During medical training, we constantly learn to triage information and make decisions regarding what is most pertinent and informative for the current diagnosis and development of a treatment plan for the patient. In a patient’s case like Shane’s, focusing on his hemoglobin levels and consulting the GI team would have been the efficient route. However, as I gradually got to know him and presented him as a whole person, my resident team stopped referring to him as the “bleeder in 308”. We all learned the names of his children and his wife, and made sure to congratulate him when the Packers won. After multiple transfusions and several days, Shane asked us to “level with him” about how he would fare after leaving the hospital. He wanted to know if he would be able to play football with his sons or give  his youngest child piggy-back rides. As his frankness about his fears for his future health increased, Shane became more comfortable voicing his opinions about the progress of his care. By taking the time to learn more about Shane, we all became more invested in his care because we understood why he needed to get better.

Even after placing consults to GI, Surgery, and Interventional Radiology services, our team remained enthusiastic and active in Shane’s care. As I became his ally, I personally felt much more confident advocating for Shane through my charting and discussions with specialists who appreciated and capitalized on the small details I provided them about Shane’s personal or family history. We strove to ask care coordinators and social workers if there were any resources or things that Shane and his family could take advantage of. We were very invested and wanted to set Shane up for success after he left the hospital. We were truly determined to go the extra mile for him and his family because we understood what motivated Shane’s recovery, and we supported the key cornerstone of his foundation for wanting to be healthy for his family and to be able to provide. Uncovering the root reason for his aspirin use through pursuing his story allowed us to set him up with appropriate outpatient follow-up thus demonstrating how narrative medicine actively improves patient care.

I know that all patients will not be as forthcoming and sharing as Shane was, and I know that I was lucky to have extra time to spend with him. However, I  feel that using a narrative medicine approach to Shane’s care benefitted not only my patient but also the entire healthcare team. At the end of his stay, Shane said he appreciated my transparency and my desire to share his full story with the team, and I learned more about his medical history and built a stronger relationship with him. While searching for social resources to offer Shane, I encountered many different specialties and providers including chaplains, care coordinators, and OT’s who taught me about their roles in patient care. In addition to developing stronger professional relationships with other providers, I garnered knowledge about their resources which I will use to support my future patients.
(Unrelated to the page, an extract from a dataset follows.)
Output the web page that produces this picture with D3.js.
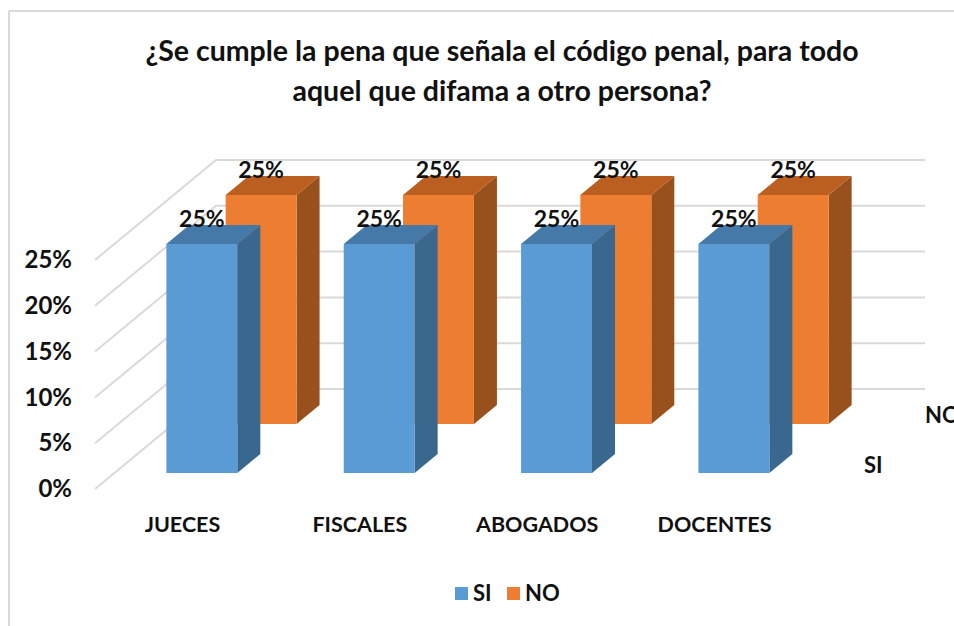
<!DOCTYPE html>
<html>
<head>
<meta charset="utf-8">
<script src="https://cdn.jsdelivr.net/npm/d3@7"></script>
<style>
  body { margin: 0; background: #fff; }
  text { font-family: Lato, "Open Sans", sans-serif; font-weight: 700; fill: #111; }
</style>
</head>
<body>
<div id="container"></div>
<script>
/* CONSTANTS AND DATA */
const width = 954, height = 626

const titleLines = ["¿Se cumple la pena que señala el código penal, para todo", "aquel que difama a otro persona?"]
const categories = ["JUECES", "FISCALES", "ABOGADOS", "DOCENTES"]
const seriesNames = ["NO", "SI"]
const legendNames = ["SI", "NO"]
const valuesSI = [25, 25, 25, 25]
const valuesNO = [25, 25, 25, 25]
const yTicks = [0, 5, 10, 15, 20, 25]

const svg = d3.select("#container")
  .append("svg")
  .attr("width", width)
  .attr("height", height)

//scales
const xScale = d3.scaleBand()
  .domain(categories)
  .range([147, 750])
  .paddingInner(0.6)

const yScale = d3.scaleLinear()
  .domain([0, 25])
  .range([489, 260])

// depth axis of the 3d box, 0 = front of floor, 1 = back wall
const depthX = d3.scaleLinear().domain([0, 1]).range([0, 121])
const depthY = d3.scaleLinear().domain([0, 1]).range([0, -100])

const seriesDepth = d3.scaleOrdinal().domain(seriesNames).range([0.65, 0.16])
const barDepth = 0.19

const colors = d3.scaleOrdinal().domain(seriesNames).range(["#ED7D31", "#5B9BD5"])
const topColors = d3.scaleOrdinal().domain(seriesNames).range(["#BA5F20", "#457AA8"])
const sideColors = d3.scaleOrdinal().domain(seriesNames).range(["#98501C", "#3A678E"])

const px = (x, d) => x + depthX(d)
const py = (v, d) => yScale(v) + depthY(d)
const poly = pts => pts.map(p => p.join(",")).join(" ")

//chart frame
svg.append("line").attr("x1", 9).attr("x2", 9).attr("y1", 11).attr("y2", height)
  .attr("stroke", "#d9d9d9").attr("stroke-width", 2)
svg.append("line").attr("x1", 9).attr("x2", width).attr("y1", 11).attr("y2", 11)
  .attr("stroke", "#d9d9d9").attr("stroke-width", 2)

//title
svg.append("g").selectAll("text")
  .data(titleLines)
  .join("text")
  .attr("x", 502)
  .attr("y", (d, i) => 61 + i * 40)
  .attr("text-anchor", "middle")
  .attr("font-size", 28.5)
  .text(d => d)

//grid lines, left wall then back wall
const gridLeft = px(95, 0)
const gridBack = px(95, 1)

svg.append("g").selectAll("polyline")
  .data(yTicks)
  .join("polyline")
  .attr("points", d => poly([[gridLeft, py(d, 0)], [gridBack, py(d, 1)], [925, py(d, 1)]]))
  .attr("fill", "none")
  .attr("stroke", "#d9d9d9")
  .attr("stroke-width", 2)

//y-axis
const yAxis = d3.axisLeft(yScale)
  .tickValues(yTicks)
  .tickSize(0)
  .tickFormat(d => d + "%")

svg.append("g")
  .attr("class", "y-axis")
  .attr("transform", "translate(75, 0)")
  .call(yAxis)
  .call(g => g.select(".domain").remove())
  .call(g => g.selectAll("text").attr("font-size", 24).attr("font-family", null))

//x-axis
const xAxis = d3.axisBottom(xScale).tickSize(0)

svg.append("g")
  .attr("class", "x-axis")
  .attr("transform", "translate(0, 514)")
  .call(xAxis)
  .call(g => g.select(".domain").remove())
  .call(g => g.selectAll("text").attr("font-size", 21.5).attr("font-family", null))

//bars, back series first
const series = [
  { name: "NO", values: valuesNO },
  { name: "SI", values: valuesSI }
]

series.forEach(s => {
  const d0 = seriesDepth(s.name)
  const d1 = d0 + barDepth
  const bars = svg.append("g").attr("class", "bars-" + s.name)
    .selectAll("g")
    .data(categories.map((c, i) => ({ category: c, value: s.values[i] })))
    .join("g")

  const left = d => xScale(d.category)
  const right = d => xScale(d.category) + xScale.bandwidth()

  // side face
  bars.append("polygon")
    .attr("fill", sideColors(s.name))
    .attr("points", d => poly([
      [px(right(d), d0), py(0, d0)], [px(right(d), d1), py(0, d1)],
      [px(right(d), d1), py(d.value, d1)], [px(right(d), d0), py(d.value, d0)]
    ]))

  // top face
  bars.append("polygon")
    .attr("fill", topColors(s.name))
    .attr("points", d => poly([
      [px(left(d), d0), py(d.value, d0)], [px(right(d), d0), py(d.value, d0)],
      [px(right(d), d1), py(d.value, d1)], [px(left(d), d1), py(d.value, d1)]
    ]))

  // front face
  bars.append("rect")
    .attr("fill", colors(s.name))
    .attr("x", d => px(left(d), d0))
    .attr("y", d => py(d.value, d0))
    .attr("width", xScale.bandwidth())
    .attr("height", d => py(0, d0) - py(d.value, d0))
})

//value labels on top of everything
series.forEach(s => {
  const d0 = seriesDepth(s.name)
  svg.append("g").selectAll("text")
    .data(categories.map((c, i) => ({ category: c, value: s.values[i] })))
    .join("text")
    .attr("x", d => px(xScale(d.category), d0) + xScale.bandwidth() / 2)
    .attr("y", d => py(d.value, d0) - 17)
    .attr("text-anchor", "middle")
    .attr("font-size", 23)
    .text(d => d.value + "%")
})

//series axis labels
svg.append("g").selectAll("text")
  .data(seriesNames)
  .join("text")
  .attr("x", d => d === "NO" ? 925 : 864)
  .attr("y", d => d === "NO" ? 423 : 473)
  .attr("font-size", 22)
  .text(d => d)

//legend
const legend = svg.append("g").selectAll("g")
  .data(legendNames)
  .join("g")
  .attr("transform", (d, i) => `translate(${455 + i * 52}, 587)`)

legend.append("rect")
  .attr("width", 13)
  .attr("height", 13)
  .attr("fill", d => colors(d))

legend.append("text")
  .attr("x", 18)
  .attr("y", 14)
  .attr("font-size", 22)
  .text(d => d)
</script>
</body>
</html>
Modern medicine focuses on efficiency and evidence based care, but by taking even a small amount of time to learn about what makes a patient tick, we can foster a longer lasting trusting relationships with patients while making them feel heard. For patients like Shane, our practice of narrative medicine improves their outpatient follow-up and trust in the medical system. Incorporation of the powerful tool of narrative medicine would progress the field of medicine towards a more holistic approach to patient care, and thus would cultivate an extra layer of compassion which would be felt by both patient and provider. This would go a long way towards forging connections which will last a lifetime.